On 17/08/2020 17:20, Luis Chamberlain wrote:
On Fri, Aug 14, 2020 at 11:59:36PM +0200, Lukas Middendorf wrote:
On 14/08/2020 18:37, Luis Chamberlain wrote:
On Fri, Aug 14, 2020 at 01:38:40PM +0200, Lukas Middendorf wrote:
If the firmware is *not* present for the si2168 driver and the device
has *not* been used yet you get a system freeze which you cannot recover
from, but only if you are *not* using a driver which also caches its
firmware already?
Yes, this is exactly what I wanted to say.
OK great.. but..
A new installation of Fedora 32 without firmware files
Fedora 32 comes with no firmware at all? Are you sure? How about your
wifi?
Fedora does come with firmware files for many devices (wifi, nouveau, …) but
not for dvb devices. Firmware for the si2168 has to be installed as an extra
package dvb-firmware from rpmfusion. When I talk about "no firmware files"
or "install the firmware files" I mean the si2168 (and other dvb hardware)
firmware files only. The nouveau firmware files are always present.
OK so how do you know that other firmware is not getting loaded or cached?
dmesg with firmware_class debug output enabled
Other than checking kernel logs you can rm -rf /lib/firmware/ and then
only place the files you want to test.
and with nouveau did
not show my freeze problem. Installing either the firmware files or the
nvidia driver started the freeze during resume.
Here now you say that if you install either the firmware files for
either si2168 or nouveau can cause a freeze,
no, I'm talking just about the firmware files for si2168
OK so if you install the firmware files of si2168 you do run into a
freeze, and this freeze happens on resume from suspend?
Without the si2168 firmware the freeze does not happen.
Is that right?
In the case that I *don't* have the firmware files for si2168 (!) present it
happens only if no other firmware is cached on suspend (in my case by the
nouveau driver).

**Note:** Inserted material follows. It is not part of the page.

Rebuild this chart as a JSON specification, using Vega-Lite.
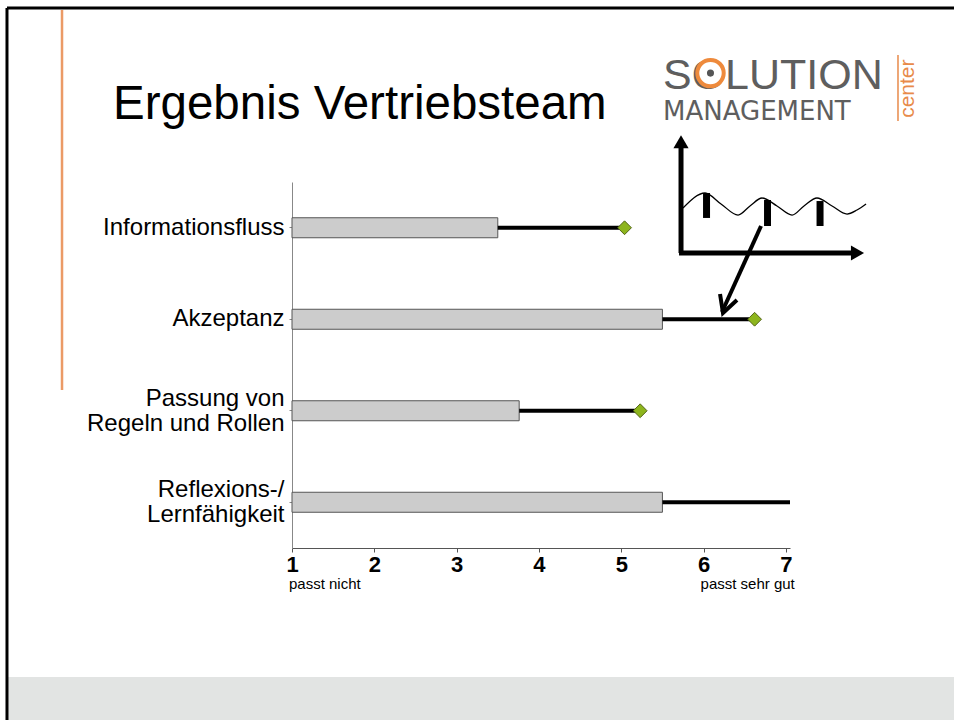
{
  "$schema": "https://vega.github.io/schema/vega-lite/v6.json",
  "width": 498,
  "height": 366,
  "autosize": {"type": "none"},
  "padding": {"left": 292, "top": 182, "right": 164, "bottom": 172},
  "background": "white",
  "config": {"view": {"stroke": null}, "font": "Liberation Sans"},
  "resolve": {"scale": {"x": "independent", "y": "independent"}, "axis": {"x": "independent", "y": "independent"}},
  "layer": [
    {
      "data": {"values": [
        {"kriterium": "Informationsfluss", "ist": 3.5, "ziel": 5.04},
        {"kriterium": "Akzeptanz", "ist": 5.5, "ziel": 6.62},
        {"kriterium": "Passung von Regeln und Rollen", "ist": 3.76, "ziel": 5.23},
        {"kriterium": "Reflexions-/Lernfähigkeit", "ist": 5.5, "ziel": 7.3}
      ]},
      "layer": [
        {
          "mark": {"type": "bar", "size": 20, "fill": "#cccccc", "stroke": "#555555", "strokeWidth": 1},
          "encoding": {
            "y": {"field": "kriterium", "type": "nominal", "sort": null, "title": null,
              "scale": {"paddingInner": 0, "paddingOuter": 0},
              "axis": {"labelFont": "Liberation Sans", "labelFontSize": 24, "labelColor": "black", "labelLineHeight": 25,
                "labelPadding": 5, "tickSize": 3, "tickColor": "#888888", "domainColor": "#888888", "labelLimit": 400, "grid": false,
                "labelOffset": {"condition": {"test": "datum.value == 'Passung von Regeln und Rollen' || datum.value == 'Reflexions-/Lernfähigkeit'", "value": -12}, "value": 0},
                "labelExpr": "datum.label == 'Passung von Regeln und Rollen' ? ['Passung von', 'Regeln und Rollen'] : datum.label == 'Reflexions-/Lernfähigkeit' ? ['Reflexions-/', 'Lernfähigkeit'] : datum.label"}},
            "x": {"field": "ist", "type": "quantitative", "title": null,
              "scale": {"domain": [1, 7.05], "nice": false, "zero": false},
              "axis": {"values": [1, 2, 3, 4, 5, 6, 7], "format": "d", "labelFont": "Liberation Sans", "labelFontSize": 22,
                "labelFontWeight": "bold", "labelColor": "black", "tickSize": 4, "tickColor": "#555555", "domainColor": "#555555",
                "labelPadding": 2, "grid": false, "labelFlush": false, "labelOverlap": false, "title": null}},
            "x2": {"datum": 1}
          }
        },
        {
          "mark": {"type": "rule", "strokeWidth": 4, "color": "black", "clip": true},
          "encoding": {
            "y": {"field": "kriterium", "type": "nominal", "sort": null},
            "x": {"field": "ist", "type": "quantitative", "scale": {"domain": [1, 7.05], "nice": false, "zero": false}},
            "x2": {"field": "ziel"}
          }
        },
        {
          "mark": {"type": "point", "shape": "diamond", "filled": true, "size": 190, "fill": "#8db51d", "stroke": "#55661a", "strokeWidth": 1, "opacity": 1, "clip": true},
          "encoding": {
            "y": {"field": "kriterium", "type": "nominal", "sort": null},
            "x": {"field": "ziel", "type": "quantitative", "scale": {"domain": [1, 7.05], "nice": false, "zero": false}}
          }
        }
      ]
    },
    {
      "layer": [
        {
          "data": {"values": [{"x": -2.45, "x2": 9.1, "y": 5.41, "y2": 5.95}]},
          "mark": {"type": "rect", "color": "#e2e4e3"},
          "encoding": {
            "x": {"field": "x", "type": "quantitative", "scale": {"domain": [1, 7.05], "nice": false, "zero": false}, "axis": null},
            "x2": {"field": "x2"},
            "y": {"field": "y", "type": "quantitative", "scale": {"domain": [0, 4], "reverse": true, "nice": false, "zero": false}, "axis": null},
            "y2": {"field": "y2"}
          }
        },
        {
          "data": {"values": [
            {"x": -2.4625, "x2": 9.1, "y": -1.9016, "y2": -1.9016},
            {"x": -2.4625, "x2": -2.4625, "y": -1.9016, "y2": 5.95}
          ]},
          "mark": {"type": "rule", "color": "black", "strokeWidth": 3},
          "encoding": {
            "x": {"field": "x", "type": "quantitative", "scale": {"domain": [1, 7.05], "nice": false, "zero": false}, "axis": null},
            "x2": {"field": "x2"},
            "y": {"field": "y", "type": "quantitative", "scale": {"domain": [0, 4], "reverse": true, "nice": false, "zero": false}, "axis": null},
            "y2": {"field": "y2"}
          }
        },
        {
          "data": {"values": [{"x": -1.794, "y": -1.88, "y2": 2.273}]},
          "mark": {"type": "rule", "color": "#eb9a66", "strokeWidth": 2.5},
          "encoding": {
            "x": {"field": "x", "type": "quantitative", "scale": {"domain": [1, 7.05], "nice": false, "zero": false}, "axis": null},
            "y": {"field": "y", "type": "quantitative", "scale": {"domain": [0, 4], "reverse": true, "nice": false, "zero": false}, "axis": null},
            "y2": {"field": "y2"}
          }
        },
        {
          "data": {"values": [{"x": 8.362, "y": -1.388, "y2": -0.667}]},
          "mark": {"type": "rule", "color": "#e88a4a", "strokeWidth": 1.5},
          "encoding": {
            "x": {"field": "x", "type": "quantitative", "scale": {"domain": [1, 7.05], "nice": false, "zero": false}, "axis": null},
            "y": {"field": "y", "type": "quantitative", "scale": {"domain": [0, 4], "reverse": true, "nice": false, "zero": false}, "axis": null},
            "y2": {"field": "y2"}
          }
        },
        {
          "data": {"values": [
            {"x": 5.726, "x2": 5.726, "y": 0.776, "y2": -0.372},
            {"x": 5.702, "x2": 7.8, "y": 0.776, "y2": 0.776}
          ]},
          "mark": {"type": "rule", "color": "black", "strokeWidth": 5},
          "encoding": {
            "x": {"field": "x", "type": "quantitative", "scale": {"domain": [1, 7.05], "nice": false, "zero": false}, "axis": null},
            "x2": {"field": "x2"},
            "y": {"field": "y", "type": "quantitative", "scale": {"domain": [0, 4], "reverse": true, "nice": false, "zero": false}, "axis": null},
            "y2": {"field": "y2"}
          }
        },
        {
          "data": {"values": [
            {"x": 6.036, "y": 0.12, "y2": 0.393},
            {"x": 6.777, "y": 0.197, "y2": 0.481},
            {"x": 7.415, "y": 0.208, "y2": 0.481}
          ]},
          "mark": {"type": "rule", "color": "black", "strokeWidth": 7},
          "encoding": {
            "x": {"field": "x", "type": "quantitative", "scale": {"domain": [1, 7.05], "nice": false, "zero": false}, "axis": null},
            "y": {"field": "y", "type": "quantitative", "scale": {"domain": [0, 4], "reverse": true, "nice": false, "zero": false}, "axis": null},
            "y2": {"field": "y2"}
          }
        },
        {
          "data": {"values": [{"x": 6.698, "x2": 6.224, "y": 0.481, "y2": 1.421}]},
          "mark": {"type": "rule", "color": "black", "strokeWidth": 4},
          "encoding": {
            "x": {"field": "x", "type": "quantitative", "scale": {"domain": [1, 7.05], "nice": false, "zero": false}, "axis": null},
            "x2": {"field": "x2"},
            "y": {"field": "y", "type": "quantitative", "scale": {"domain": [0, 4], "reverse": true, "nice": false, "zero": false}, "axis": null},
            "y2": {"field": "y2"}
          }
        },
        {
          "data": {"values": [
            {"x": 6.2, "y": 1.224}, {"x": 6.236, "y": 1.432}, {"x": 6.406, "y": 1.29}
          ]},
          "mark": {"type": "line", "color": "black", "strokeWidth": 4, "strokeJoin": "miter"},
          "encoding": {
            "x": {"field": "x", "type": "quantitative", "scale": {"domain": [1, 7.05], "nice": false, "zero": false}, "axis": null},
            "y": {"field": "y", "type": "quantitative", "scale": {"domain": [0, 4], "reverse": true, "nice": false, "zero": false}, "axis": null}
          }
        },
        {
          "data": {"values": [
            {"x": 5.75, "y": 0.284}, {"x": 6.018, "y": 0.12}, {"x": 6.212, "y": 0.24}, {"x": 6.419, "y": 0.361},
            {"x": 6.564, "y": 0.262}, {"x": 6.71, "y": 0.175}, {"x": 6.892, "y": 0.262}, {"x": 7.075, "y": 0.361},
            {"x": 7.22, "y": 0.262}, {"x": 7.378, "y": 0.175}, {"x": 7.561, "y": 0.262}, {"x": 7.743, "y": 0.35},
            {"x": 7.864, "y": 0.306}, {"x": 7.974, "y": 0.24}
          ]},
          "mark": {"type": "line", "color": "black", "strokeWidth": 1.3, "interpolate": "monotone"},
          "encoding": {
            "x": {"field": "x", "type": "quantitative", "scale": {"domain": [1, 7.05], "nice": false, "zero": false}, "axis": null},
            "y": {"field": "y", "type": "quantitative", "scale": {"domain": [0, 4], "reverse": true, "nice": false, "zero": false}, "axis": null}
          }
        },
        {
          "data": {"values": [{"x": 5.726, "y": -0.44, "shape": "triangle-up"}, {"x": 7.87, "y": 0.776, "shape": "triangle-right"}]},
          "mark": {"type": "point", "filled": true, "color": "black", "opacity": 1, "size": 230},
          "encoding": {
            "x": {"field": "x", "type": "quantitative", "scale": {"domain": [1, 7.05], "nice": false, "zero": false}, "axis": null},
            "y": {"field": "y", "type": "quantitative", "scale": {"domain": [0, 4], "reverse": true, "nice": false, "zero": false}, "axis": null},
            "shape": {"field": "shape", "type": "nominal", "scale": null, "legend": null}
          }
        },
        {
          "data": {"values": [{"x": -1.175, "y": -0.689, "text": "Ergebnis Vertriebsteam"}]},
          "mark": {"type": "text", "align": "left", "baseline": "alphabetic", "font": "Liberation Sans", "fontSize": 47.5, "color": "black"},
          "encoding": {
            "x": {"field": "x", "type": "quantitative", "scale": {"domain": [1, 7.05], "nice": false, "zero": false}, "axis": null},
            "y": {"field": "y", "type": "quantitative", "scale": {"domain": [0, 4], "reverse": true, "nice": false, "zero": false}, "axis": null},
            "text": {"field": "text"}
          }
        },
        {
          "data": {"values": [{"x": 5.507, "y": -1.02, "text": "SOLUTION"}]},
          "mark": {"type": "text", "align": "left", "baseline": "alphabetic", "font": "Liberation Sans", "fontSize": 43, "color": "#5e5e5e"},
          "encoding": {
            "x": {"field": "x", "type": "quantitative", "scale": {"domain": [1, 7.05], "nice": false, "zero": false}, "axis": null},
            "y": {"field": "y", "type": "quantitative", "scale": {"domain": [0, 4], "reverse": true, "nice": false, "zero": false}, "axis": null},
            "text": {"field": "text"}
          }
        },
        {
          "data": {"values": [{"x": 6.084, "y": -1.19}]},
          "mark": {"type": "point", "shape": "circle", "filled": false, "fill": "white", "fillOpacity": 1, "stroke": "#ee8a3c", "strokeWidth": 4, "opacity": 1, "size": 700},
          "encoding": {
            "x": {"field": "x", "type": "quantitative", "scale": {"domain": [1, 7.05], "nice": false, "zero": false}, "axis": null},
            "y": {"field": "y", "type": "quantitative", "scale": {"domain": [0, 4], "reverse": true, "nice": false, "zero": false}, "axis": null}
          }
        },
        {
          "data": {"values": [{"x": 6.084, "y": -1.19}]},
          "mark": {"type": "point", "shape": "circle", "filled": true, "color": "#555555", "opacity": 1, "size": 50},
          "encoding": {
            "x": {"field": "x", "type": "quantitative", "scale": {"domain": [1, 7.05], "nice": false, "zero": false}, "axis": null},
            "y": {"field": "y", "type": "quantitative", "scale": {"domain": [0, 4], "reverse": true, "nice": false, "zero": false}, "axis": null}
          }
        },
        {
          "data": {"values": [{"x": 5.507, "y": -0.678, "text": "MANAGEMENT"}]},
          "mark": {"type": "text", "align": "left", "baseline": "alphabetic", "font": "DejaVu Sans", "fontSize": 26, "color": "#5e5e5e"},
          "encoding": {
            "x": {"field": "x", "type": "quantitative", "scale": {"domain": [1, 7.05], "nice": false, "zero": false}, "axis": null},
            "y": {"field": "y", "type": "quantitative", "scale": {"domain": [0, 4], "reverse": true, "nice": false, "zero": false}, "axis": null},
            "text": {"field": "text"}
          }
        },
        {
          "data": {"values": [{"x": 8.484, "y": -1.02, "text": "center"}]},
          "mark": {"type": "text", "align": "center", "baseline": "middle", "angle": 270, "font": "Liberation Sans", "fontSize": 21, "color": "#e88a4a"},
          "encoding": {
            "x": {"field": "x", "type": "quantitative", "scale": {"domain": [1, 7.05], "nice": false, "zero": false}, "axis": null},
            "y": {"field": "y", "type": "quantitative", "scale": {"domain": [0, 4], "reverse": true, "nice": false, "zero": false}, "axis": null},
            "text": {"field": "text"}
          }
        },
        {
          "data": {"values": [{"x": 1, "y": 4.448, "text": "passt nicht"}, {"x": 6, "y": 4.448, "text": "passt sehr gut"}]},
          "mark": {"type": "text", "align": "left", "baseline": "alphabetic", "dx": -3, "font": "Liberation Sans", "fontSize": 15, "color": "black"},
          "encoding": {
            "x": {"field": "x", "type": "quantitative", "scale": {"domain": [1, 7.05], "nice": false, "zero": false}, "axis": null},
            "y": {"field": "y", "type": "quantitative", "scale": {"domain": [0, 4], "reverse": true, "nice": false, "zero": false}, "axis": null},
            "text": {"field": "text"}
          }
        }
      ]
    }
  ]
}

No statement made about cases where the si2168 firmware
file is present.
OK this statement is clear and is very different from the one I made
above.
But note, that this is true, how are you *sure* that no other firmware
other than nouveau is being used? What about wifi? or bluetooth?
I don't have wifi or bluetooth enabled in the BIOS. If I don't use the
nouveau driver, "dmesg | grep firmware" is completely empty after boot
except for the kernel command line part "ddebug_query=module
firmware_class +pmf". After suspend + resume I just get two lines for
the calls to cache and uncache firmwares. If any other firmware is used,
it is apparently not using the standard firmware loader.
If I rename the directory /usr/lib/firmware everything seems to work as
before (nouveau and si2168 not loaded) and I don't see any complaints
about missing firmware in dmesg.
If I enable my secondary rtl8125 Ethernet controller in the BIOS (I only
tested this now, I always had it disabled previously), I can see its
firmware being loaded on boot and cached on suspend. This then has an
effect on my freeze problem identical to using the nouveau driver.
You also clarify here your freeze happens on resume only. Is that right?
Never on suspend, but if the freeze happens, it happens only on resume?
Correct. I have not seen a freeze on suspend. It only happens on resume.
OK this is only if and only if you haven't used the si2168 device,
right? And since this is related to si2168 we know that even if you
don't use the si2168 device its function which calls to load firmware
*does* get called on resume, even though that same function was not
called on probe, as the device is not used.
If true, then the race to freeze here happens on resume against btrfs.
And is the firmware present or not in this case, in which the freeze
happens?
A freeze can happen on resume with and without the si2168 firmware files
installed. It however is easier to hit the freeze with the firmware
files installed. Without the firmware files present the freeze happens
only if no other driver uses the firmware loader.
The actual case where you reach a freeze is still not clear yet. Let's
try to clarify this.
OK, let's try that again. To freeze during resume all of 1-4 has to be true:
1. /usr/lib/firmware is on btrfs
2. my Hauppauge WinTV-dualHD USB DVB tuner (contains si2168) is connected
3. have not actively used the tuner
4. any of the following cases:
4a) si2168 firmware not installed + nouveau driver not used + have not run
"ls -R /usr/lib/firmware" before suspend
4b) firmware file installed + not run "cat /usr/lib/firmware/dvb*"
4c) firmware file installed + not run "ls -R /usr/lib/firmware" + not
nouveau driver
OK perfect, now the next question to clarify is *are you sure* that no
other firmware is used, other than si2168 and nouveau?
I'm totally sure that no other firmware is used through the standard
firmware loader. I'm also almost sure that no firmware from
/usr/lib/firmware is used though any other means.
Not leading to a freeze is:
A: si2168 firmware not installed + nouveau driver used
B: si2168 firmware not installed + run "ls -R /usr/lib/firmware" before
suspend
C: used the tuner before suspend (or tried to use, in case that the si2168
firmware is not installed)
D: using my patches with firmware_request_cache()
E: si2168 firmware installed + "ls -R /usr/lib/firmware" + "cat
/usr/lib/firmware/dvb*"
F: si2168 firmware installed + nouveau driver used + "cat
/usr/lib/firmware/dvb*"
I verified all cases again to make sure I was not remembering anything
wrong.
This helps, thanks so much, now we'll have to write a reproducer, thanks
for the report!!
Will you do it yourself or do you expect me to do anything for this?
The nouveau driver in use seems to be equivalent to running "ls -R
/usr/lib/firmware" before suspend.
All the cases seem to boil down to:
It freezes if the file system has to be accessed to list the content of
/usr/lib/firmware or to read the si2168 firmware file
Let's confirm first whether or not your system is using other firmware
files too or not.
I confirmed that above. Why is this so important, anyway?
Lukas